--- DIRECTIONS ---
All of the data should be repeated exactly; pictures are not part of the copy.

--- DATA EXTRACT ---
━━━━━━━━━━━━━━━━
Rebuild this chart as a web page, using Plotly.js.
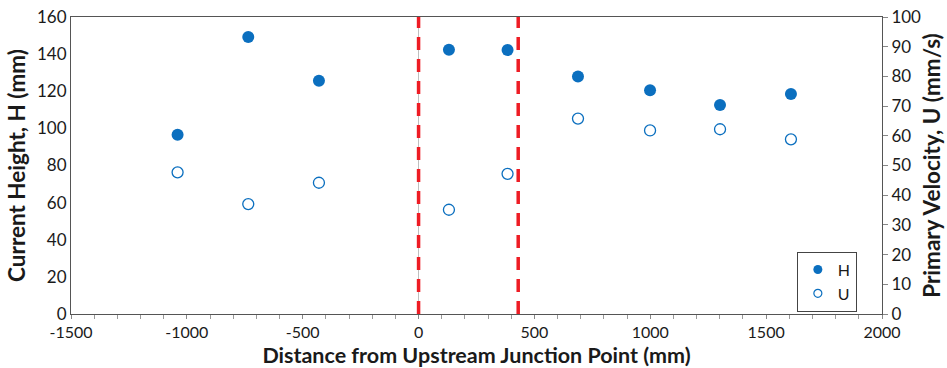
<!DOCTYPE html>
<html><head><meta charset="utf-8">
<script src="https://cdn.plot.ly/plotly-3.0.1.min.js"></script>
<style>html,body{margin:0;padding:0;background:#fff}#chart{width:947px;height:368px}</style>
</head><body><div id="chart"></div>
<script>
const distance = [-1040, -735, -430, 131, 384, 688, 999, 1301, 1607];
const heightH = [96.6, 149.2, 125.7, 142.4, 142.2, 127.9, 120.5, 112.6, 118.5];
const velocityU = [47.7, 37.0, 44.2, 35.1, 47.2, 65.8, 61.8, 62.2, 58.8];
const junctionLines = [0, 430];
const xTickVals = [-1500, -1000, -500, 0, 500, 1000, 1500, 2000];
const xTickText = ['-1500', '-1000', '-500', '0', '500', '1000', '1500', '2000'];

const blue = '#0b6fbf';
const font = 'Lato, "Open Sans", sans-serif';

const traces = [
  {x: distance, y: heightH, name: 'H', type: 'scatter', mode: 'markers', showlegend: false,
   marker: {color: blue, size: 12, symbol: 'circle'}, yaxis: 'y'},
  {x: distance, y: velocityU, name: 'U', type: 'scatter', mode: 'markers', showlegend: false,
   marker: {color: '#ffffff', size: 11, symbol: 'circle', line: {color: blue, width: 1.3}}, yaxis: 'y2'},
  {x: [null], y: [null], name: 'H', type: 'scatter', mode: 'markers',
   marker: {color: blue, size: 9, symbol: 'circle'}, yaxis: 'y'},
  {x: [null], y: [null], name: 'U', type: 'scatter', mode: 'markers',
   marker: {color: '#ffffff', size: 8, symbol: 'circle', line: {color: blue, width: 1.2}}, yaxis: 'y'}
];

const shapes = junctionLines.map(v => ({
  type: 'line', xref: 'x', yref: 'paper', x0: v, x1: v, y0: 0, y1: 1,
  line: {color: '#ee1c24', width: 3.5, dash: '13px,9px'}
}));

const layout = {
  width: 947, height: 368,
  margin: {l: 71, r: 65, t: 17, b: 54},
  paper_bgcolor: '#fff', plot_bgcolor: '#fff',
  font: {family: font, size: 17, color: '#1a1a1a'},
  showlegend: true,
  legend: {x: 0.969, y: 0.21, xanchor: 'right', yanchor: 'top', bgcolor: '#fff',
    bordercolor: '#444', borderwidth: 1, font: {size: 16},
    itemwidth: 30, tracegroupgap: 0},
  xaxis: {range: [-1500, 2000], tickvals: xTickVals, ticktext: xTickText, showgrid: false,
    zeroline: true, zerolinecolor: '#bfbfbf', zerolinewidth: 1.5,
    showline: true, linecolor: '#555', linewidth: 1, mirror: true,
    ticks: 'outside', ticklen: 4, tickcolor: '#888',
    minor: {dtick: 100, ticks: 'outside', ticklen: 4, tickcolor: '#999'},
    tickfont: {size: 16},
    title: {text: '<b>Distance from Upstream Junction Point (mm)</b>', font: {size: 21.5}, standoff: 10}},
  yaxis: {range: [0, 160], dtick: 20, showgrid: false, zeroline: false,
    showline: true, linecolor: '#555', linewidth: 1, ticks: '', tickfont: {size: 17},
    title: {text: '<b>Current Height, H (mm)</b>', font: {size: 22.5}, standoff: 5}},
  yaxis2: {range: [0, 100], dtick: 10, overlaying: 'y', side: 'right', showgrid: false,
    zeroline: false, showline: true, linecolor: '#555', linewidth: 1,
    ticks: 'outside', ticklen: 5, tickcolor: '#888', tickfont: {size: 17},
    title: {text: '<b>Primary Velocity, U (mm/s)</b>', font: {size: 22.5}, standoff: 4}},
  shapes: shapes
};

Plotly.newPlot('chart', traces, layout, {displayModeBar: false, staticPlot: true});
</script></body></html>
━━━━━━━━━━━━━━━━
--- IN RESPONSE ---
Rebuild this chart as a web page, using Plotly.js.
<!DOCTYPE html>
<html><head><meta charset="utf-8">
<script src="https://cdn.plot.ly/plotly-3.0.1.min.js"></script>
<style>html,body{margin:0;padding:0;background:#fff}#chart{width:947px;height:368px}</style>
</head><body><div id="chart"></div>
<script>
const distance = [-1040, -735, -430, 131, 384, 688, 999, 1301, 1607];
const heightH = [96.6, 149.2, 125.7, 142.4, 142.2, 127.9, 120.5, 112.6, 118.5];
const velocityU = [47.7, 37.0, 44.2, 35.1, 47.2, 65.8, 61.8, 62.2, 58.8];
const junctionLines = [0, 430];
const xTickVals = [-1500, -1000, -500, 0, 500, 1000, 1500, 2000];
const xTickText = ['-1500', '-1000', '-500', '0', '500', '1000', '1500', '2000'];

const blue = '#0b6fbf';
const font = 'Lato, "Open Sans", sans-serif';

const traces = [
  {x: distance, y: heightH, name: 'H', type: 'scatter', mode: 'markers', showlegend: false,
   marker: {color: blue, size: 12, symbol: 'circle'}, yaxis: 'y'},
  {x: distance, y: velocityU, name: 'U', type: 'scatter', mode: 'markers', showlegend: false,
   marker: {color: '#ffffff', size: 11, symbol: 'circle', line: {color: blue, width: 1.3}}, yaxis: 'y2'},
  {x: [null], y: [null], name: 'H', type: 'scatter', mode: 'markers',
   marker: {color: blue, size: 9, symbol: 'circle'}, yaxis: 'y'},
  {x: [null], y: [null], name: 'U', type: 'scatter', mode: 'markers',
   marker: {color: '#ffffff', size: 8, symbol: 'circle', line: {color: blue, width: 1.2}}, yaxis: 'y'}
];

const shapes = junctionLines.map(v => ({
  type: 'line', xref: 'x', yref: 'paper', x0: v, x1: v, y0: 0, y1: 1,
  line: {color: '#ee1c24', width: 3.5, dash: '13px,9px'}
}));

const layout = {
  width: 947, height: 368,
  margin: {l: 71, r: 65, t: 17, b: 54},
  paper_bgcolor: '#fff', plot_bgcolor: '#fff',
  font: {family: font, size: 17, color: '#1a1a1a'},
  showlegend: true,
  legend: {x: 0.969, y: 0.21, xanchor: 'right', yanchor: 'top', bgcolor: '#fff',
    bordercolor: '#444', borderwidth: 1, font: {size: 16},
    itemwidth: 30, tracegroupgap: 0},
  xaxis: {range: [-1500, 2000], tickvals: xTickVals, ticktext: xTickText, showgrid: false,
    zeroline: true, zerolinecolor: '#bfbfbf', zerolinewidth: 1.5,
    showline: true, linecolor: '#555', linewidth: 1, mirror: true,
    ticks: 'outside', ticklen: 4, tickcolor: '#888',
    minor: {dtick: 100, ticks: 'outside', ticklen: 4, tickcolor: '#999'},
    tickfont: {size: 16},
    title: {text: '<b>Distance from Upstream Junction Point (mm)</b>', font: {size: 21.5}, standoff: 10}},
  yaxis: {range: [0, 160], dtick: 20, showgrid: false, zeroline: false,
    showline: true, linecolor: '#555', linewidth: 1, ticks: '', tickfont: {size: 17},
    title: {text: '<b>Current Height, H (mm)</b>', font: {size: 22.5}, standoff: 5}},
  yaxis2: {range: [0, 100], dtick: 10, overlaying: 'y', side: 'right', showgrid: false,
    zeroline: false, showline: true, linecolor: '#555', linewidth: 1,
    ticks: 'outside', ticklen: 5, tickcolor: '#888', tickfont: {size: 17},
    title: {text: '<b>Primary Velocity, U (mm/s)</b>', font: {size: 22.5}, standoff: 4}},
  shapes: shapes
};

Plotly.newPlot('chart', traces, layout, {displayModeBar: false, staticPlot: true});
</script></body></html>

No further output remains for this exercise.